In 1991, Mitch McConnell Opposed Dark Money — While Openly Supporting Lower Voter Turnout

In 1991, Mitch McConnell Opposed Dark Money — While Openly Supporting Lower Voter Turnout

by Zaid Jilani, Republic Report.

Senate Minority Leader Mitch McConnell (R-KY) is in the political fight of his life, as he faces a capable Democratic challenger in Alison Grimes and a primary opponent in Matt Bevin.

In defending his incumbency, McConnell has gone outright elitist, telling the media that the establishment is going to “crush” Tea Party challengers across the country.

McConnell’s victory or loss, particularly in the general election where he is polling very tightly with Grimes, will likely depend on voter turnout. Historically, midterm elections have lower turnout, and higher turnout tends to benefit anti-incumbent waves and more progressive candidates — both of which are very bad for McConnell.

In the past few years, the proliferation of voter ID laws has threatened to drive down turnout due to disenfranchisement of racial minorities, students, the elderly, poor voters, and others who cannot easily obtain these IDs. Proponents of these laws have denied that this is their purpose, and claim they have nothing against higher turnout.

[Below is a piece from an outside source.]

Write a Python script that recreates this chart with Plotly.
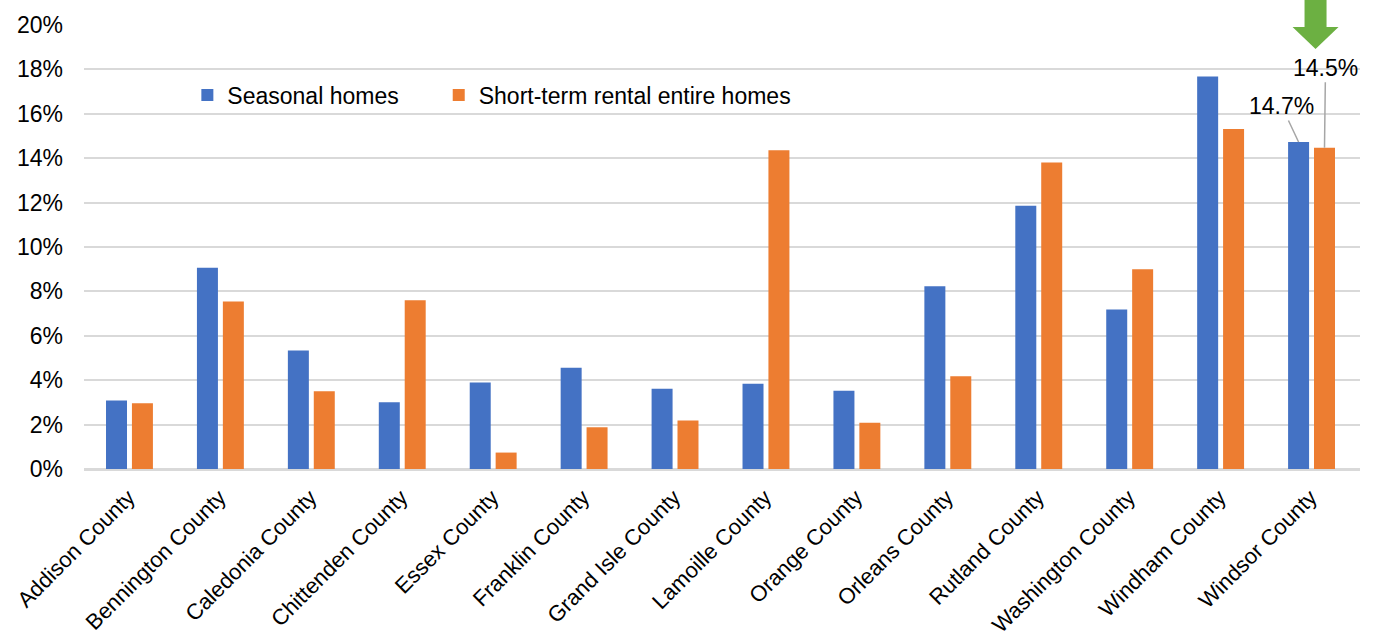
import plotly.graph_objects as go

counties = ["Addison County", "Bennington County", "Caledonia County", "Chittenden County",
            "Essex County", "Franklin County", "Grand Isle County", "Lamoille County",
            "Orange County", "Orleans County", "Rutland County", "Washington County",
            "Windham County", "Windsor County"]
seasonal = [3.08, 9.07, 5.34, 3.01, 3.90, 4.56, 3.61, 3.84, 3.53, 8.23, 11.86, 7.19, 17.68, 14.73]
str_homes = [2.96, 7.54, 3.50, 7.60, 0.74, 1.88, 2.18, 14.36, 2.08, 4.18, 13.81, 9.00, 15.32, 14.47]
y_ticks = [0, 2, 4, 6, 8, 10, 12, 14, 16, 18, 20]

BLUE = "#4472C4"
ORANGE = "#ED7D31"
FONT = "Liberation Sans, Arial, sans-serif"
BARGAP = 0.43
FS = 23

fig = go.Figure()
fig.add_trace(go.Bar(name="Seasonal homes", x=counties, y=seasonal, legend="legend",
                     marker=dict(color=BLUE, line=dict(width=0))))
fig.add_trace(go.Bar(name="Short-term rental entire homes", x=counties, y=str_homes,
                     legend="legend2", marker=dict(color=ORANGE, line=dict(width=0))))

# labels for Windsor County
last = len(counties) - 1
off = (1 - BARGAP) / 4
fig.add_annotation(x=last - off, y=seasonal[last], xref="x", yref="y",
                   text=f"{seasonal[last]:.1f}%", showarrow=True, arrowhead=0,
                   arrowcolor="#a6a6a6", arrowwidth=1.5, ax=-17, ay=-36,
                   font=dict(size=FS, color="#000000", family=FONT))
fig.add_annotation(x=last + off, y=str_homes[last], xref="x", yref="y",
                   text=f"{str_homes[last]:.1f}%", showarrow=True, arrowhead=0,
                   arrowcolor="#a6a6a6", arrowwidth=1.5, ax=1, ay=-80,
                   font=dict(size=FS, color="#000000", family=FONT))

# green arrow
fig.add_shape(type="path", xref="x", yref="paper", xsizemode="pixel", ysizemode="pixel",
              xanchor=last, yanchor=1,
              path="M -7,25 L 15,25 L 15,-2 L 27,-2 L 4,-24 L -19,-2 L -7,-2 Z",
              fillcolor="#6cb042", line=dict(width=0), layer="above")

legend_common = dict(orientation="h", xanchor="left", y=0.842, yanchor="middle",
                     font=dict(size=FS, family=FONT, color="#000000"),
                     bgcolor="rgba(0,0,0,0)")
fig.update_layout(
    width=1375, height=644,
    margin=dict(l=84, r=15, t=25, b=175),
    paper_bgcolor="white", plot_bgcolor="white",
    barmode="group", bargap=BARGAP, bargroupgap=0.19,
    font=dict(family=FONT, size=FS, color="#000000"),
    legend=dict(x=0.081, **legend_common),
    legend2=dict(x=0.278, **legend_common),
    showlegend=True,
)
fig.update_yaxes(range=[0, 20], tickvals=y_ticks, ticktext=[f"{v}%" for v in y_ticks],
                 showgrid=True, gridcolor="#d9d9d9", gridwidth=1.5,
                 zeroline=True, zerolinecolor="#d9d9d9", zerolinewidth=1.5,
                 showline=False, ticks="", ticklabelstandoff=20, automargin=False,
                 tickfont=dict(size=FS, family=FONT, color="#000000"))
fig.update_xaxes(tickangle=-45, ticks="", showline=True, linecolor="#d9d9d9", linewidth=1.5,
                 ticklabelshift=-1, ticklabelstandoff=5, automargin=False,
                 tickfont=dict(size=22, family=FONT, color="#000000"))

fig.write_html("out.html")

In 1991, McConnell was much more open about his views on how many people actually vote in elections. During the Republican National Committee’s annual meeting that year, he explained his thinking:

MCCONNELL: You’ve read these periodic diatribes by various assorted columnists talking about voter turnout. I know this is heresy. Some of you may not agree with it. But I’m not particularly disturbed by lower turnout. I’d like it if everybody voted. On the other hand, I think it is rather healthy that to a large number of Americans, politics is not the central motivating factor in their lives. In their view they’ve got something more important to do. And they’re out there doing it. And to conclude that the nation is somehow going to hell in a handbasket because the turnout is 51 percent versus 52 percent, to me, is absurd. I’d rather have the people who care decide who wins. And I would also remind you that high voter turnouts typically occur in countries where democracy is new. Boris Yeltsin was in town last week and told us they had a 74 percent turnout. That’s good they haven’t had an election in a thousand years. No wonder, it was a novelty! Those who are ringing their hands with alarm always point to Central American countries on the turnout. You might be interested to know in most Central American countries you’re required to vote and you get fined if you don’t. It has a remarkable impact on turnout. In this country you’re free not to vote if you don’t want to. And to conclude that something is inherently wrong with America because to a great number of Americans politics is not their central preoccupation to me is an absurd conclusion. Most of those Americans out there are out making something happen and hoping that government will simply leave them alone.

There’s a lot to talk about here. First of all, it’s not actually true that turnout is high only in places where democracy is new. EU countries that have been democratic for decades happen to have some of the highest turnout rates.

Secondly, McConnell framed this issue to try to get conservative voters on his side by saying that if fewer people vote, it’s great because it’s some sort of desire for smaller government. But that doesn’t make any sense. If only five people voted, those five people could still be for turning the U.S. into the Soviet Union. Voting is a big part of making sure the government does what you want it to — whether you happen to be conservative, progressive, centrist, whatever. And it’s not necessarily a great sign to see fewer people involved in the process, or giving up on the process altogether because they think voting doesn’t make any difference. It’s a sign they think the government is actually out of control — their control.

Lastly, what he said reminds me a lot of what Senator Bernie Sanders (I-VT) says in the film American Blackout, which is a documentary about voter suppression in the early 2000s. Here’s how he explains the thinking of elite politicians like McConnell:

SANDERS: The truth of the matter is that the media, large corporations, the people who control politically our country today do not want you to participate. They want a low turnout of primarily upper-middle-class people, they want big money to dominate the political process. Their nightmare is that young people, lower-income people, working people jump into the process. They do not want that.

Also included in the video above are comments from McConnell dismissing public financing as some sort of conspiratorial plot by Democrats. Then he veers into implying that Republicans are completely transparent in the way they finance their campaigns. “When you pick up a finance report of a Republican candidate for U.S. Senate, you’ve probably seen what was really spent in that race,” he intones, while claiming that a finance report from the Democrats may have only 40 to 60 percent of the spending due to the influence of “soft money.”

Recall that McConnell no longer says transparency is important — even going so far as to cynically claim that revealing donors to political candidates is akin to limiting “the right of Americans to speak up.”

As The Huffington Post’s Paul Blumenthal recently reported, operatives linked to Karl Rove have set up an undisclosed campaign organization called the Kentucky Opportunity Coalition to spend dark money to re-elect McConnell.